Democrats excelled in Pennsylvania. They ran as well as Mr. Biden did in 2020 or even better. They swept every competitive House seat. John Fetterman won the race for U.S. Senate by a wider margin than Mr. Biden had won the state. Josh Shapiro, the Democratic nominee for governor, won in a landslide.

On the other side of the line, in New York, Republicans won big. Their candidates for Congress fared far better than Mr. Trump had in 2020 — sometimes by as much as 20 points. Republicans won all but one of the state’s seven competitive congressional districts. The governor’s race in a normally blue state was fairly close, though the Democratic incumbent, Kathy Hochul, held off her Republican challenger, Lee Zeldin.

Before the election, it was hard to imagine that these two outcomes could occur on the same night.

The most obvious differences appeared to be the abortion and democracy issues that were at stake, state by state. In Pennsylvania, Republicans nominated a candidate for governor, Doug Mastriano, who was central to efforts to overturn the states’s 2020 presidential election results. Democrats feared that a Mastriano victory could risk a constitutional crisis and a threat to democratic government. It might have threatened another long-held right as well; Mr.

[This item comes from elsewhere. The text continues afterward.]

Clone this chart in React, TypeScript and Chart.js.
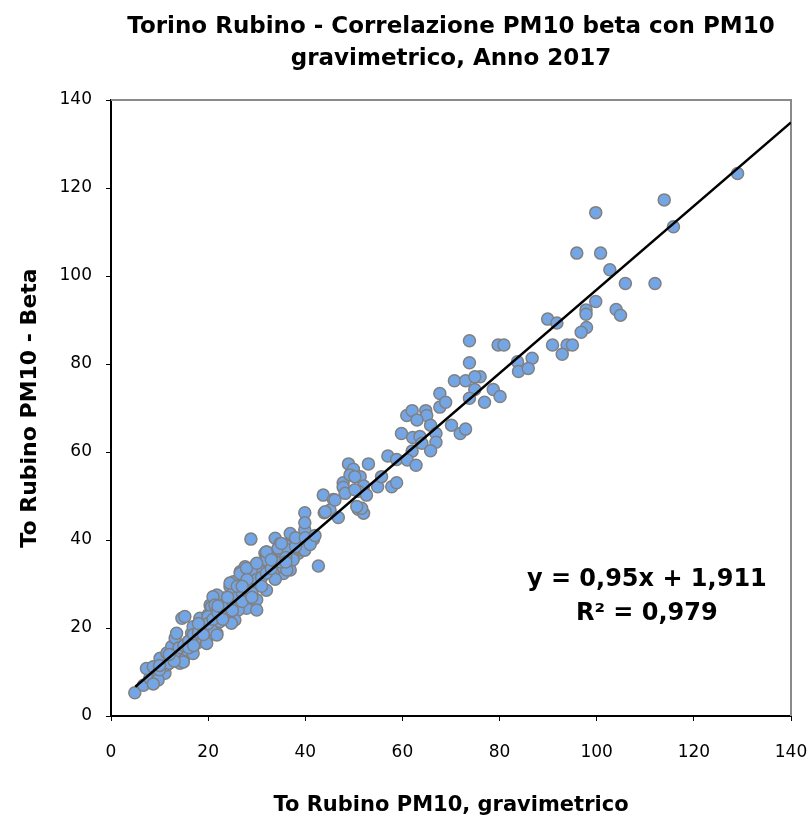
import React, { useEffect, useRef } from "react";
import { Chart, registerables } from "chart.js";

Chart.register(...registerables);

const titleLines = ["Torino Rubino - Correlazione PM10 beta con PM10", "gravimetrico, Anno 2017"];
const xAxisTitle = "To Rubino PM10, gravimetrico";
const yAxisTitle = "To Rubino PM10 - Beta";
const equationLines = ["y = 0,95x + 1,911", "R² = 0,979"];
const trendSlope = 0.95;
const trendIntercept = 1.911;
const trendXStart = 5;
const trendXEnd = 140;
const axisMin = 0;
const axisMax = 140;
const tickStep = 20;

// PM10 gravimetric (x) values
const gravimetric = [
  129, 113.9, 99.8, 115.8, 95.9, 100.8, 102.7, 105.9, 112, 99.8, 97.8, 97.8, 104, 104.9, 89.9, 91.8, 97.9, 96.8,
  79.7, 80.9, 90.9, 93.9, 95, 92.9, 86.7, 83.7, 83.9, 85.9, 78.7, 80.1, 76, 73.8, 73.8, 70.7, 73, 74.9, 74.9, 73.8,
  76.9, 67.7, 67.7, 68.9,
  60.9, 62, 64.8, 65, 63, 65.8, 59.8, 62.1, 63.6, 64, 66.9, 66.9, 65.8, 62, 70.1, 71.9, 73, 57, 58.8, 61, 62.8,
  48.9, 49.9, 53, 51.3, 47.8, 47.8, 52, 50.9, 54.9, 55.7, 57.8, 58.8, 43.7, 45.8, 45.1, 43.9, 46.8, 50.9, 52,
  39.9, 39.9, 41.7, 49.2, 50.2, 48.2, 50.2, 52.6, 51.6, 50.6, 46.1, 44.1, 39.9, 42.7,
  4.9, 6.7, 8, 7.3, 8.7, 10.1, 9.7, 11.1, 11.5, 12.1, 11.5, 12.5, 13.2, 13.5, 14.6, 14.6, 14.9, 14.2, 15.6, 15.9,
  16.6, 16.9, 18.3, 19, 18.3, 17.6, 19.7, 20, 20.4, 21.8, 22.4, 21.8, 20.7, 23.1, 23.8, 22.4,
  28.8, 33.8, 34.8, 36.9, 36.2, 37.9, 38.6, 35.5, 34.1, 31.7, 32, 33.8, 35.5, 30, 29.6, 31.3, 30.7, 27.9, 26.6,
  27.6, 25.2, 24.5, 25.2, 27.9, 26.2, 24.8, 23.1, 21.8, 20.7, 23.1, 22.4, 20, 15.2, 24.5, 25.5, 32,
  39.6, 37.9, 35.8, 34.4, 36.5, 39.6, 37.5, 34.8, 32, 32, 33.8, 35.1, 36.9, 33.4,
  9.7, 8.7, 14.9, 16.9, 19.7, 21.8, 24.8, 30, 33.8, 36.2, 37.5, 39.9, 30, 32, 28.6,
  21, 21.4, 24.5, 26.6, 27.9, 30, 32, 35.1,
  10, 12, 13, 14, 15, 16, 17, 18, 19, 20, 21, 22, 23, 24, 25, 26, 27, 28, 29, 30, 31, 32, 33, 34, 35, 36, 38,
  25, 27, 29, 26, 28, 22, 18, 16, 13, 12, 10, 17, 19, 23, 24, 27, 29, 31, 33, 36, 38, 40, 41, 42,
];

// PM10 beta (y) values
const beta = [
  123.3, 117.3, 114.4, 111.2, 105.2, 105.2, 101.4, 98.3, 98.3, 94.2, 92.3, 91.3, 92.4, 91.1, 90.2, 89.3, 88.3, 87.2,
  84.3, 84.3, 84.3, 84.3, 84.3, 82.2, 81.3, 80.5, 78.3, 79, 74.2, 72.6, 77.1, 85.3, 80.3, 76.2, 76.2, 77.1, 74.2, 72.2,
  71.3, 73.3, 70.2, 71.3,
  68.3, 69.4, 69.4, 68.3, 67.3, 66.1, 64.2, 63.3, 63.5, 62, 64.2, 62.2, 60.3, 60.2, 66.1, 64.2, 65.2, 59.1, 58.3, 58.2, 57,
  57.3, 56.1, 57.3, 54.4, 53, 52, 52.3, 51.1, 52.1, 54.4, 52.1, 53, 50.2, 49.2, 46.8, 46.2, 45.1, 47, 46.1,
  46.2, 42.3, 40.2, 54.8, 54.4, 50.6, 51.4, 50.2, 47.2, 47.6, 49.1, 46.4, 43.9, 34.1,
  5.3, 7, 8.6, 10.8, 11.2, 13.1, 8.9, 9.7, 11.6, 12.7, 14.3, 15.8, 17.7, 18.8, 22.2, 14.3, 12.7, 12, 15, 16.9,
  18.8, 20.3, 22.2, 20.7, 18, 16.5, 17.3, 23, 25.2, 24.1, 21.4, 18.8, 19.5, 25.6, 23.3, 26.4,
  40.2, 40.4, 39.2, 41.5, 38.9, 40, 37, 36.2, 37, 37, 34.7, 31.3, 32.4, 34.3, 32.4, 32.8, 29.8, 30.5, 32.8,
  33.9, 30.5, 29.4, 28.3, 24.5, 24.1, 25.2, 26.8, 27.5, 24.8, 24.1, 22.6, 22.6, 22.6, 22.6, 21.8, 36.2,
  39.6, 39.4, 38.9, 38.1, 37.7, 37.7, 35.8, 35.5, 37.3, 35.5, 34.3, 33.9, 33.2, 32.4,
  8.2, 7.3, 12.3, 14.2, 16.5, 18.4, 21.1, 26.4, 31.1, 33.2, 35.5, 37.7, 24.1, 28.6, 26.8,
  27.1, 25.2, 30.2, 32.4, 33.6, 34.7, 37.3, 39.2,
  10.5, 12, 14, 15.5, 16, 17, 18.5, 19, 20, 21, 22, 23.5, 24.5, 25, 26, 27, 28, 29, 30, 31, 31.5, 32.5, 33.5, 35, 35, 36, 38.5,
  24, 26, 28, 29.5, 31, 25, 21, 15.5, 12.5, 14, 11.5, 16, 18.5, 22, 27, 29.5, 27, 29.5, 35.5, 35, 40.5, 40.5, 39, 41,
];

const FONT = "'DejaVu Sans', sans-serif";

const framePlugin = {
  id: "frameAndEquation",
  beforeDatasetsDraw(chart: any) {
    const { ctx, chartArea: a } = chart;
    ctx.save();
    ctx.strokeStyle = "#8a8a8a";
    ctx.lineWidth = 2;
    ctx.beginPath();
    ctx.moveTo(a.left, a.top);
    ctx.lineTo(a.right, a.top);
    ctx.lineTo(a.right, a.bottom);
    ctx.stroke();
    ctx.restore();
  },
  afterDraw(chart: any) {
    const { ctx, chartArea: a } = chart;
    const cx = (a.left + a.right) / 2;
    ctx.save();
    ctx.fillStyle = "#000";
    ctx.textAlign = "center";
    ctx.textBaseline = "middle";
    // chart title, centred over the plot area
    ctx.font = `bold 23px ${FONT}`;
    titleLines.forEach((line, i) => ctx.fillText(line, cx, a.top * 0.27 + i * 32));
    // regression equation
    ctx.font = `bold 24px ${FONT}`;
    const ex = a.left + (a.right - a.left) * 0.788;
    const ey = a.top + (a.bottom - a.top) * 0.779;
    equationLines.forEach((line, i) => ctx.fillText(line, ex, ey + i * 34));
    ctx.restore();
  },
};

export default function App() {
  const ref = useRef<HTMLCanvasElement | null>(null);

  useEffect(() => {
    if (!ref.current) return;
    const points = gravimetric.map((x, i) => ({ x, y: beta[i] }));
    const trend = [trendXStart, trendXEnd].map((x) => ({ x, y: trendSlope * x + trendIntercept }));
    const chart = new Chart(ref.current, {
      type: "scatter",
      data: {
        datasets: [
          {
            type: "line",
            data: trend,
            borderColor: "#000",
            borderWidth: 2.5,
            pointRadius: 0,
            order: 0,
          } as any,
          {
            data: points,
            backgroundColor: "#74a6e6",
            borderColor: "#808080",
            borderWidth: 1.5,
            pointRadius: 6,
            order: 1,
          },
        ],
      },
      options: {
        responsive: false,
        animation: false,
        devicePixelRatio: 1,
        layout: { padding: { left: 0, right: 21, top: 100, bottom: 0 } },
        plugins: {
          legend: { display: false },
          tooltip: { enabled: false },
          title: { display: false },
        },
        scales: {
          x: {
            type: "linear",
            min: axisMin,
            max: axisMax,
            afterFit: (s: any) => {
              s.height = 102;
              s.paddingRight = 0;
              s.paddingLeft = 0;
            },
            border: { color: "#000", width: 2 },
            grid: { drawOnChartArea: false, drawTicks: true, tickLength: 5, tickColor: "#000" },
            ticks: { stepSize: tickStep, color: "#000", padding: 21, font: { family: FONT, size: 17 }, maxRotation: 0 },
            title: {
              display: true,
              text: xAxisTitle,
              color: "#000",
              font: { family: FONT, size: 21, weight: "bold", lineHeight: 1.2 },
              padding: { top: 0, bottom: 0 },
            },
          },
          y: {
            type: "linear",
            min: axisMin,
            max: axisMax,
            afterFit: (s: any) => {
              s.width = 111;
              s.paddingTop = 0;
              s.paddingBottom = 0;
            },
            border: { color: "#000", width: 2 },
            grid: { drawOnChartArea: false, drawTicks: true, tickLength: 5, tickColor: "#000" },
            ticks: { stepSize: tickStep, color: "#000", padding: 14, font: { family: FONT, size: 17 } },
            title: {
              display: true,
              text: yAxisTitle,
              color: "#000",
              font: { family: FONT, size: 22, weight: "bold", lineHeight: 1.2 },
              padding: { top: 17, bottom: 0 },
            },
          },
        },
      },
      plugins: [framePlugin],
    });
    return () => chart.destroy();
  }, []);

  return (
    <div style={{ position: "absolute", left: 0, top: 0, width: 812, height: 818, background: "#fff" }}>
      <canvas ref={ref} width={812} height={818} />
    </div>
  );
}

Mastriano is a strident opponent of abortion, and Republicans controlled the state Legislature.

The two issues were less critical in New York. There was no danger that the Democratic Legislature would overturn abortion rights. No movement emerged in 2020 to overturn Mr. Biden’s victory in New York, and there is little indication that anyone feared Mr. Zeldin might do so. As a result, Republicans focused the campaign on crime. And it paid off.

New York and Pennsylvania were part of a pattern that played out across the country.

There are exceptions, of course — like Democratic strength in Colorado or Republican durability in Texas. But most of each party’s most impressive showings fit well.

There’s the Republican landslide in Florida, where the stop-the-steal movement never sought to overturn an election result and where Gov. Ron DeSantis refused to go further than a 15-week abortion ban. There are the Democratic successes in Kansas and Michigan, where abortion referendums were on the ballot at different points this year, and where Democrats swept the most competitive House districts.

The pattern also helps explain some outliers in particular states. In Ohio, Representative Marcy Kaptur trounced her Republican opponent, J.R. Majewski, who had rallied at the Capitol on Jan. 6 and misrepresented his military service. She won by 13 points in a district that Mr. Trump won in 2020. Almost every other Republican in House races in Ohio performed better than Mr. Trump had.